Ciężkie czasy dla sobowtóra Borisa Johnsona. Człowiek, który do niedawna utrzymywał się z udawania głównego sprawcy Brexitu, objawia się o swoje bezpieczeństwo.

Ciężkie czasy dla sobowtóra Borisa Johnsona. Człowiek, który do niedawna utrzymywał się z udawania głównego sprawcy Brexitu, objawia się o swoje bezpieczeństwo.
Boris Johnson /Abaca /PAP

Drew Galdron od 9 lat pracuje dla agencji sobowtórów. Po wycofaniu się byłego burmistrza Londynu z wyścigu o stanowisko premiera, Brytyjczyk boi się wychodzić z domu. W ciągu ostatniego tygodnia kilkakrotnie spotkały go nieprzyjemności, gdy na ulicy mylono go z Johnsonem.

Charyzmatyczny polityk stał się jedną z najbardziej nielubianych postaci na Wyspach. Krytycy zarzucają mu, że doprowadził do Brexitu, a następnie opuścił tonący statek. 

Dla sobowtóra Borisa Johnsona oznacza to również utratę dochodów. Gdyby Johnson został przywódca konserwatystów, Drew Galdron zacząłby otrzymywać nieporównywalnie więcej zleceń na pracę niż dotychczas. Tymczasem teraz, gdy wychodzi na ulicę, wkłada na siebie koszulkę z napisem „Nie jestem Borisem Johnsonem”. Galderon ma zupełnie odmienne poglądy polityczne od człowiek, w którego od lat się wciela.

W minioną środę sam Boris Johnson stał się ofiarą szekspirowskiej intrygi – tak określają to komentatorzy. Jego bliski współpracownik i minister finansów Michael Gove zgłosił swoją kandydaturę na stanowisko przywódcy konserwatystów. Uczynił to tuż przed konferencją prasową, na której Johnson miał ogłosić swoją kandydaturę. W rezultacie polityk zmuszony był wycofać się z wyścigu o fotel lidera torysów.

Johnson i Gove – jak podkreślają brytyjskie media - stali się Juliuszem Cezarem i Brutusem brytyjskiej polityki. Podczas kampanii referendalnej Gove prowadził biuro Johnsona, ponieważ to on był głównym kandydatem na stanowisko premiera po zwycięstwie obozu opowiadającego się za Brexitem. Komentatorzy zauważają, że Michael Gove, wbijając sztylet w plecy swego współpracownika i przyjaciela, pozbawił się szans na to stanowisko.
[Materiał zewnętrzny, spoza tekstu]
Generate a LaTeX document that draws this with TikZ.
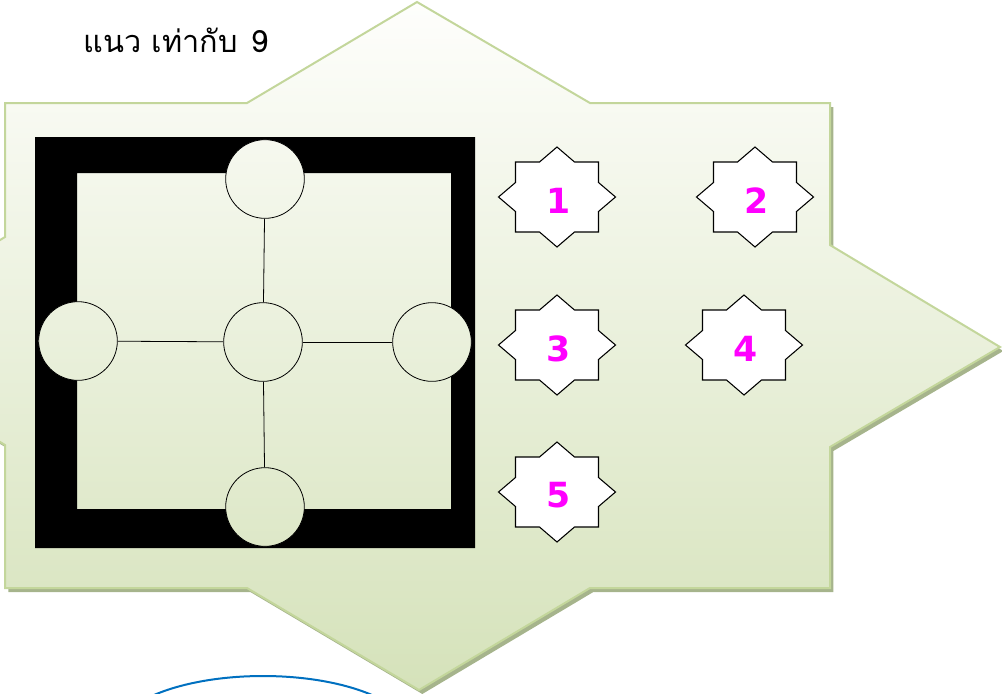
\documentclass[tikz,border=0pt]{standalone}
\usepackage{fontspec}
\usepackage{xcolor}
\usepackage{tikz}
\usetikzlibrary{backgrounds,shadows}
\newfontfamily\thaifont[Script=Thai]{Loma}
\newfontfamily\numfont{DejaVu Sans}
\pgfdeclarelayer{edgelayer}
\pgfdeclarelayer{nodelayer}
\pgfsetlayers{background,edgelayer,nodelayer,main}
\definecolor{leaf}{RGB}{195,214,155}
\definecolor{leafdark}{RGB}{166,180,140}
\definecolor{leaftop}{RGB}{254,254,252}
\definecolor{leafbot}{RGB}{213,226,186}
\definecolor{arcblue}{RGB}{0,112,192}
\definecolor{pinknum}{RGB}{255,0,255}
\tikzstyle{none}=[inner sep=0mm]
\tikzstyle{board}=[draw=leaf,line width=1.5pt,top color=leaftop,bottom color=leafbot,
	drop shadow={shadow xshift=2.5pt,shadow yshift=-3pt,fill=leafdark,opacity=1}]
\tikzstyle{frame}=[fill=black,even odd rule]
\tikzstyle{cn}=[circle,draw=black,line width=0.6pt,minimum size=59pt,inner sep=0pt,
	path picture={\shade[top color=leaftop,bottom color=leafbot] (gtop) rectangle (gbot);}]
\tikzstyle{sn}=[draw=black,line width=0.8pt,fill=white]
\tikzstyle{num}=[inner sep=0mm,text=pinknum,font=\numfont\bfseries\fontsize{26}{26}\selectfont]
\tikzstyle{title}=[inner sep=0mm,anchor=base west,font=\thaifont\fontsize{23}{23}\selectfont]
\tikzstyle{ring}=[draw=arcblue,line width=1.5pt]

\begin{document}
\begin{tikzpicture}[x=0.75pt,y=-0.75pt]
	\useasboundingbox (0,0) rectangle (1002,693);
	\coordinate (gtop) at (-165,2);
	\coordinate (gbot) at (1000,690);
	\begin{pgfonlayer}{background}
		\path[style=board] (5,103) -- (247,103) -- (417,2) -- (590,103) -- (830,103)
			-- (830,245) -- (1000,347) -- (830,447) -- (830,588) -- (590,588)
			-- (419,690) -- (247,588) -- (5,588) -- (5,445) -- (-165,341)
			-- (5,237) -- cycle;
		\path[style=frame] (35,137) rectangle (475,548) (77,173) rectangle (451,509);
	\end{pgfonlayer}
	\begin{pgfonlayer}{nodelayer}
		\node [style=cn] (t) at (265, 179) {};
		\node [style=cn] (l) at (78, 341) {};
		\node [style=cn] (c) at (263, 342) {};
		\node [style=cn] (r) at (432, 342) {};
		\node [style=cn] (b) at (265, 507) {};
	\end{pgfonlayer}
	\begin{pgfonlayer}{edgelayer}
		\draw[line width=0.6pt] (t) to (c);
		\draw[line width=0.6pt] (c) to (b);
		\draw[line width=0.6pt] (l) to (c);
		\draw[line width=0.6pt] (c) to (r);
	\end{pgfonlayer}
	% eight-point stars with the numbers
	\foreach \n/\x/\y in {1/557/197, 2/755/197, 3/557/345, 4/744/345, 5/557/492} {
		\draw[style=sn,shift={(\x,\y)}] (0,-50) -- (17.5,-35) -- (41.5,-35) -- (41.5,-14.5)
			-- (58.5,0) -- (41.5,14.5) -- (41.5,35) -- (17.5,35) -- (0,50) -- (-17.5,35)
			-- (-41.5,35) -- (-41.5,14.5) -- (-58.5,0) -- (-41.5,-14.5) -- (-41.5,-35)
			-- (-17.5,-35) -- cycle;
		\node [style=num] (n\n) at (\x+1.5, \y+3.5) {\n};
	}
	\node [style=title] (head) at (83, 52) {แนว เท่ากับ\hspace{0.45em}9};
	\draw[style=ring] (263, 736) ellipse [x radius=112pt, y radius=45pt];
\end{tikzpicture}
\end{document}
Parlamentarzyści, którzy reprezentują w Izbie Gmin partię konserwatywną, z piątki kandydatów wybiorą dwie osoby. O tym, kto zostanie przyszłym przywódca, zadecydują następnie wszyscy członkowie partii. Największe szanse na sukces ma obecna minister spraw wewnętrznych Theresa May, która wraz z premierem Davidem Cameronem prowadziła kampanię za pozostaniem Wielkiej Brytanii w Unii Europejskiej.